“One of the principle reasons why Russia is actively expanding its activities in the Arctic is the extraction of hydrocarbons: oil and natural gas. The Arctic is incredibly rich in oil and gas, both on the sea shelf and on the adjacent land,” Bogoyavlensky explains.
In order for the natural resources extraction to run smoothly, all of the parties involved must consider the risk of potential disasters that may befall operations in this harsh climatic zone.
“Our primary goal is to increase the efficiency and environmental safety of the oil and gas industry, especially in the Arctic where it is very difficult to operate,” he said. “Simply put, our primary goal is to prevent a [manmade] disaster in the Arctic.”
A catastrophic oil spill in the Arctic, like the infamous Exxon Valdez disaster in 1989, would be much more difficult to clean up compared to a similar catastrophe in a warmer climatic zone, the scientist explains.
Vasily Bogoyavlensky
© Photo : Scientific Russia / Olga Merzlyakova
For example, we simply lack the technology for effective oil spill cleanup during polar night. Oil seeping under Arctic ice would pose additional challenges.
“The oil would then drift with the ice, ending up near the Canadian shores or near Greenland in a year or two,” Bogoyavlensky explains. “Thus we cannot allow such a disaster in the Arctic to occur.”
Oil spills that might occur due to breakdowns on oil pipelines in the Arctic must also be prevented, he adds.
Manmade disasters aside, there is also the threat of gas emission that occurs when pockets of gas build up below the permafrost and suddenly erupt, leaving large craters in their wake.
“This is a very dangerous phenomenon. If such powerful gas emission occurs underwater and a ship is positioned above the crater where the emission is taking place, nothing good will come out of it. Such scenario was modelled in specialized pools. Turns out that, if the volume of the emitted gas is comparable to the tonnage of the vessel, the ship would inevitably perish,” Bogoyavlensky warns, pointing out that the amount of gas discharged during such events usually vastly surpasses the tonnage of even the largest LNG tankers.
Gas emissions that occur on land are dangerous as well, both because anything on top of such gas pocket during the emission would be blown away and the fact that the erupting gas could ignite.
“Oil workers have been observing such eruptions for a long time. For example, during the Soviet era, sudden gas emissions could occur during drilling of wells at new deposits, and craters up to several hundred meters wide would form,” Bogoyavlensky recalls. “The largest crater caused by the emission of hydrocarbons was spotted in Mexico, on the coast of the Gulf of Mexico, where underground fluids have been erupting and flowing into the sea for over 100 years. The diameter of that crater is about 500 meters.”
Russian scientists currently work together with Moscow's energy corporation Gazprom to develop the means of detecting the “dangerous underground processes” involved in the formation and eruption of such gas pockets, which may not always be the product of Mother Nature alone.

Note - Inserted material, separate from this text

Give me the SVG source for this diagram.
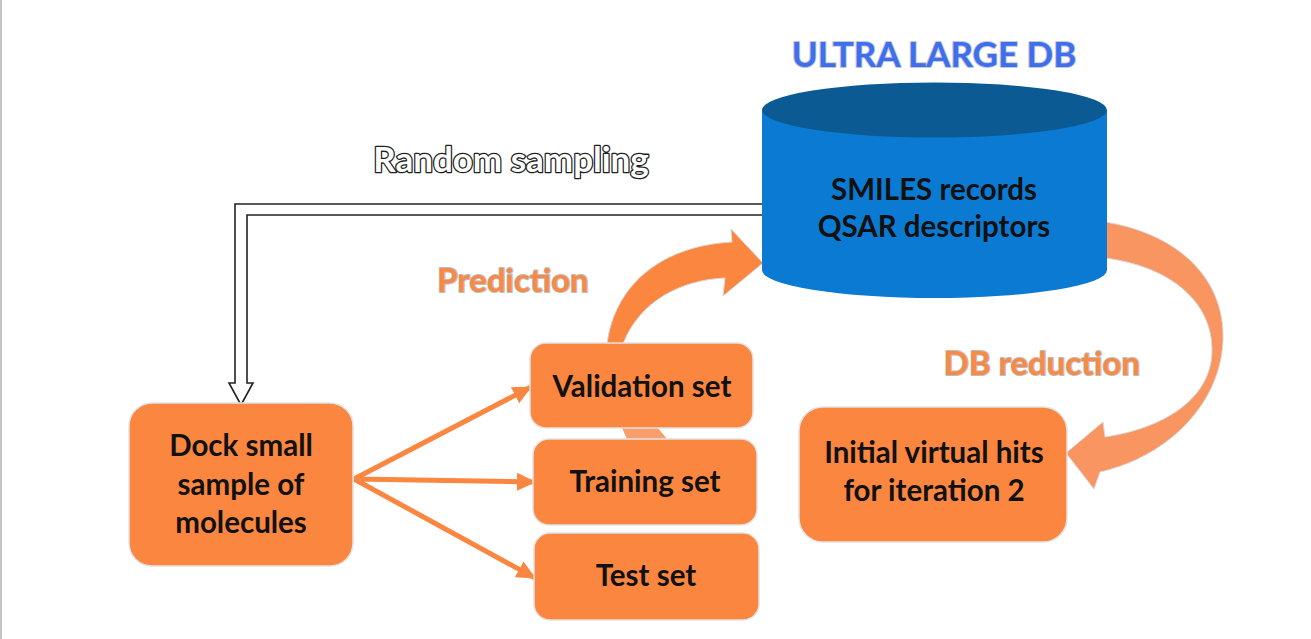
<svg xmlns="http://www.w3.org/2000/svg" width="1311" height="639" viewBox="0 0 1311 639">
  <defs>
    <style>
      .box { fill: #fa8640; stroke: #e2e2e2; stroke-width: 1.5; }
      .ntext { font-family: Lato, "Liberation Sans", sans-serif; font-weight: bold; font-size: 29.5px; fill: #111111; text-anchor: middle; }
      .label { font-family: Lato, "Liberation Sans", sans-serif; font-weight: bold; font-size: 33px; text-anchor: middle; paint-order: stroke; stroke-linejoin: round; }
      .orange-label { fill: #f98a45; stroke: #bdbdbd; stroke-width: 2; }
      .white-label { fill: #ffffff; stroke: #1e1e1e; stroke-width: 2.6; font-size: 35px; }
      .blue-label { fill: #3d6ff0; stroke: #c9c9c9; stroke-width: 2; font-size: 35px; }
      .fan { stroke: #fa8640; stroke-width: 5; fill: none; }
    </style>
    <marker id="orangeHead" markerUnits="userSpaceOnUse" markerWidth="22" markerHeight="20" refX="18" refY="10" orient="auto">
      <path d="M0,1 L19,10 L0,19 Z" fill="#fa8640"/>
    </marker>
  </defs>

  <rect x="0" y="0" width="1311" height="639" fill="#ffffff"/>
  <line x1="1" y1="0" x2="1" y2="639" stroke="#b0b0b0" stroke-width="1.5"/>

  <!-- Labels -->
  <g id="labels">
    <text class="label blue-label" x="934" y="67">ULTRA LARGE DB</text>
    <text class="label white-label" x="511" y="172">Random sampling</text>
    <text class="label orange-label" x="513" y="292">Prediction</text>
    <text class="label orange-label" x="1042" y="375">DB reduction</text>
  </g>

  <!-- Connectors -->
  <g id="connectors">
    <!-- Random sampling: hollow double-line arrow -->
    <path d="M765,204 L235,204 L235,383 L229,383 L241,405 L253,383 L247,383 L247,215 L765,215" fill="#ffffff" stroke="#222222" stroke-width="1.6" stroke-linejoin="miter"/>
    <!-- fan arrows -->
    <line class="fan" x1="354" y1="479" x2="531" y2="387" marker-end="url(#orangeHead)"/>
    <line class="fan" x1="354" y1="479" x2="535" y2="482" marker-end="url(#orangeHead)"/>
    <line class="fan" x1="354" y1="479" x2="535" y2="578" marker-end="url(#orangeHead)"/>
    <!-- validation-training link -->
    <polygon points="622,428 658,428 667,439 627,439" fill="#f7a06c"/>
    <!-- Prediction curved arrow -->
    <path d="M607,344 C614,288 658,246 732,242 L731,229 L763,263 L723,296 L725,278 C682,280 640,300 623,344 Z" fill="#fa8640" stroke="#d8d8d8" stroke-width="1"/>
    <!-- DB reduction curved arrow -->
    <path d="M1105,222 C1180,234 1225,280 1223,340 C1221,402 1170,456 1100,472 L1094,489 L1066,453 L1103,422 L1105,437 C1165,428 1212,398 1212,350 C1212,300 1168,266 1105,258 Z" fill="#f99560" stroke="#d8d8d8" stroke-width="1"/>
  </g>

  <!-- Database cylinder -->
  <g id="db">
    <path d="M762,110 L762,270 A172.5,28 0 0 0 1107,270 L1107,110 Z" fill="#0a7ad2"/>
    <ellipse cx="934.5" cy="110" rx="172.5" ry="27.5" fill="#0b5a93"/>
    <text class="ntext" x="934" y="200">SMILES records</text>
    <text class="ntext" x="934" y="237">QSAR descriptors</text>
  </g>

  <g id="dock">
    <rect class="box" x="129" y="403" width="224" height="163" rx="23"/>
    <text class="ntext" x="241" y="456">Dock small</text>
    <text class="ntext" x="241" y="495">sample of</text>
    <text class="ntext" x="241" y="533">molecules</text>
  </g>

  <g id="validation">
    <rect class="box" x="530" y="343" width="223" height="85" rx="16"/>
    <text class="ntext" x="642" y="397">Validation set</text>
  </g>

  <g id="training">
    <rect class="box" x="533" y="439" width="224" height="86" rx="16"/>
    <text class="ntext" x="645" y="492">Training set</text>
  </g>

  <g id="test">
    <rect class="box" x="534" y="533" width="225" height="87" rx="16"/>
    <text class="ntext" x="646" y="586">Test set</text>
  </g>

  <g id="hits">
    <rect class="box" x="799" y="407" width="268" height="135" rx="24"/>
    <text class="ntext" x="934" y="463">Initial virtual hits</text>
    <text class="ntext" x="934" y="501">for iteration 2</text>
  </g>
</svg>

A 3D model of the underground cavity at a gas emission crater near Bovanenkovo, Russia.
© Photo : Scientific Russia / Olga Merzlyakova
For instance, natural gas may end up seeping into the ground from a well, if the quality of a well’s walls is poor, and then push to the surface just as a naturally-formed gas pocket.
Such eruptions, aside from damaging the environment, would cost the extracting company billions of dollars due to tens of billions of cubic meters of gas being simply vented into the atmosphere, Bogoyavlensky notes.
In order to avoid such catastrophic scenarios, scientists employ methods such as drone surveillance, georadar detection, seismic survey and sonar to investigate elevations of the ground (possible sign of an emerging gas pocket) in the vicinity of cities and infrastructure such as railways and oil and gas pipelines.
“The distance from one such elevation to a natural gas pipeline is 16 meters. If that elevation were to explode, there is a high probability that it would damage the pipeline,” Bogoyavlensky says.
According to him, Bogoyavlensky and his colleagues worked together with Gazprom to improve the efficiency and technological and environmental safety of extraction operations “in terms of monitoring possible borehole annulus crossflow [of hydrocarbons] and the formation of naturally occurring and manmade deposits.”
The technology designed to monitor the potential crossflow of natural gas has already been patented and is ready to be implemented at a hydrocarbon deposit in the Gulf of Ob, he adds.